Charlottesville Recycling: How to be Green On and Off Grounds

We’ve all seen the recycling bins, in sets of 3, sitting in the dining halls, libraries, and most academic and student spaces. We’ve also all stood in front of those bins with a haunting sense of confusion and panic, unable to decide which category our trash falls into. You know styrofoam is bad because it clogs up landfills for hundreds of years, so does it belong in the recycling bin? Is Newcomb still using the compostable cups and disposable utensils, or is your to-go meal adding to the Great Pacific Garbage Patch? Or maybe you’re off Grounds, red solo cup in hand, slightly buzzed but still wondering the Big Question™: should I recycle this? 

Many communities have websites that specifically outline what the local waste plant can and cannot recycle, as well as what to do with the items not accepted for recycling. This is great, but it gets kinda tricky when you’re in college. In an ideal world, the college and the city would have the same recycling procedures, but it’s not always true (Luckily for us, UVA and the City of Charlottesville are relatively similar). With the entire Earth and atmosphere essentially having a large-scale panic attack, the least we can do is try to recycle correctly. This will also reduce our own existential crisis as we stare at the various waste bins around Grounds. 

 Picture via author

    Before we get into the nitty-gritty of what can and cannot be recycled, we need to clarify a common misconception. Charlottesville uses a single-stream recycling method. Many often think this means that the trash and recycling all ends up together. This is actually called mixed-waste processing, and Charlottesville does not use this method. 
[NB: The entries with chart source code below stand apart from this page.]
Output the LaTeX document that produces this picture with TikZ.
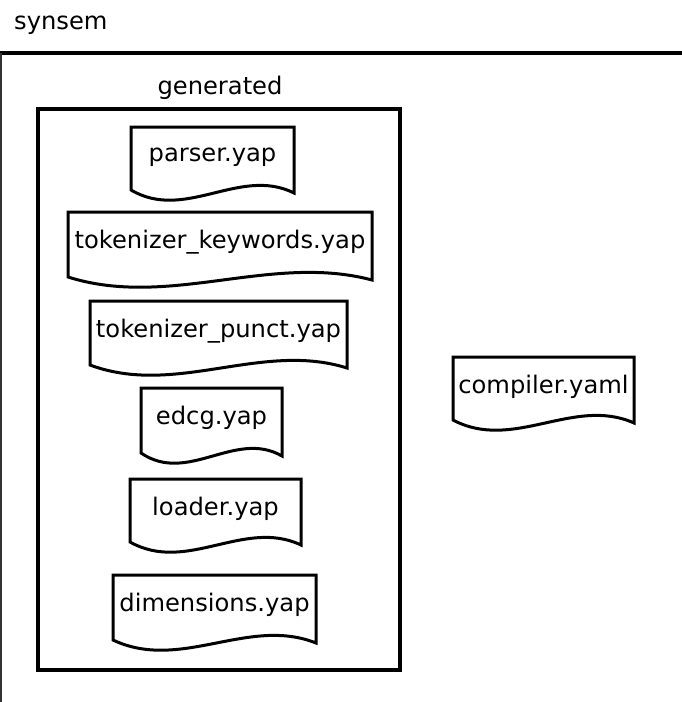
\documentclass[tikz,border=0pt]{standalone}
\usepackage{fontspec}
\setmainfont{DejaVu Sans}
\tikzset{
  docline/.style={draw=black, line width=3pt, line join=miter},
  doclabel/.style={inner sep=0pt, font=\fontsize{24.2}{28}\selectfont},
  framelabel/.style={inner sep=0pt, font=\fontsize{24.2}{28}\selectfont},
}
% name, left, top, right, bottom-left, text
\newcommand{\docbox}[6]{%
  \draw[docline] (#2,#5) -- (#2,#3) -- (#4,#3) -- (#4,#5+3)
    .. controls ({#4-(#4-#2)/3},#5-24) and ({#2+(#4-#2)/3},#5+32) .. cycle;
  \node[doclabel] (#1) at ({(#2+#4)/2},#3+30) {#6};
}
\begin{document}
\begin{tikzpicture}[x=1pt,y=-1pt]
\useasboundingbox (0,0) rectangle (682,702);
\fill[white] (0,0) rectangle (682,702);
% outer frame
\node[framelabel, anchor=west] (synsem) at (14,25) {synsem};
\draw[line width=4pt] (0,53) -- (682,53);
\draw[line width=1.6pt, black!80] (1,53) -- (1,702);
% generated box
\node[framelabel] (generated) at (220,88) {generated};
\draw[line width=3.5pt] (38,109) rectangle (400,670);
\docbox{parser}{131}{127}{294}{190}{parser.yap}
\docbox{tokkw}{68}{212}{372}{277}{tokenizer\_keywords.yap}
\docbox{tokpunct}{90}{301}{347}{365}{tokenizer\_punct.yap}
\docbox{edcg}{141}{388}{282}{453}{edcg.yap}
\docbox{loader}{130}{479}{301}{542}{loader.yap}
\docbox{dims}{113}{575}{316}{640}{dimensions.yap}
\docbox{compiler}{453}{357}{634}{420}{compiler.yaml}
\end{tikzpicture}
\end{document}
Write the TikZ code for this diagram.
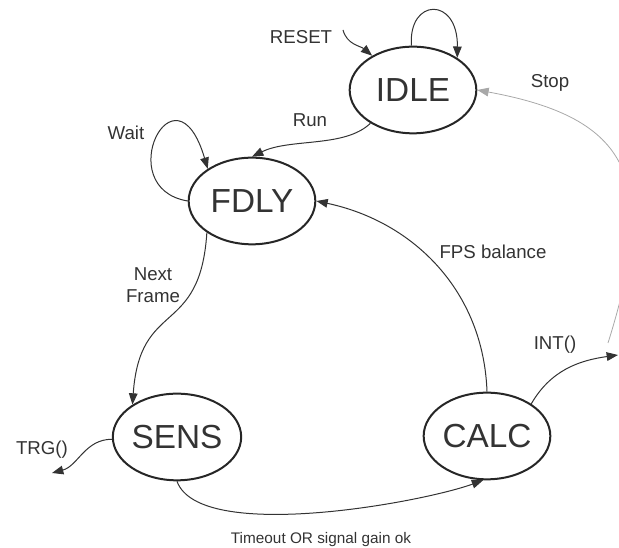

Recycling in the City of Charlottesville and on Grounds

DO Recycle:

  • Paper products
    • Paper towel and toilet paper tubes
    • Newspapers and inserts
    • Catalogs and magazines
    • Printer, construction, and notebook paper
    • Paper bags
    • Cardboard (includes clean-ish pizza boxes)
  • Glass jars and bottles that are green, clear, or brown
  • Aluminum and tin
    • Aluminum and tin cans
    • Clean aluminum foil
    • Empty pie plates and food trays
    • Empty aerosol cans
  • Plastics #1 through #7

Infographic by Summer Harvey


DO NOT Recycle:

  • Trash
  • Diapers
  • Clothing
  • Styrofoam
  • Plastic bags: E.g. grocery bags. This is because they often fly out of the truck during pick up and litter the neighborhoods. Most grocery stores have plastic bag recycling boxes you can use instead. Or, better yet, use reusable grocery bags to avoid the issue altogether!
  • Caps or lids: They’re too small to be identified during the sorting process. Recycle the bottle, but throw away the lid
  • Food
  • Compost
  • Yard waste



Better World Betty, an online environmental resource based out of Charlottesville, “wishcycling” is a big problem. Wishcycling is when you don’t know if you should recycle it, so you put it in the recycling bin in hopes that it’s recyclable. Despite good intentions, this can slow down the recycling process by contaminating recyclable trash with non-recyclable trash. If you don’t know if it can be recycled, play it safe and throw it away. The New York Times put together a great article about things that shouldn’t be recycled.


Things You Want to Recycle but Shouldn’t:

  • Disposable cups: They’re often lined with a non-recyclable film to make them waterproof

  • Greasy pizza boxes

  • Bottle tops: Either keep them screwed tightly on the bottle or throw them away

  • Anything with food scraps: This includes recyclable take-out containers! Throw away or compost the food and recycle the container. 

  • Plastic bags

  • Chip bags

  • Hangers

  • Light bulbs and electronics: Yes, you should recycle these, but not in your recycling bin. Many places, including the UVA libraries, have E-Cycling bins specifically for things like batteries, electronics, and lightbulbs



Recycling can be a daunting task, but the easiest way to navigate through your disposable waste is to educate yourself on the local recycling guidelines. Try to remember what can and cannot be recycled in your area, but remember: when in doubt, throw it away.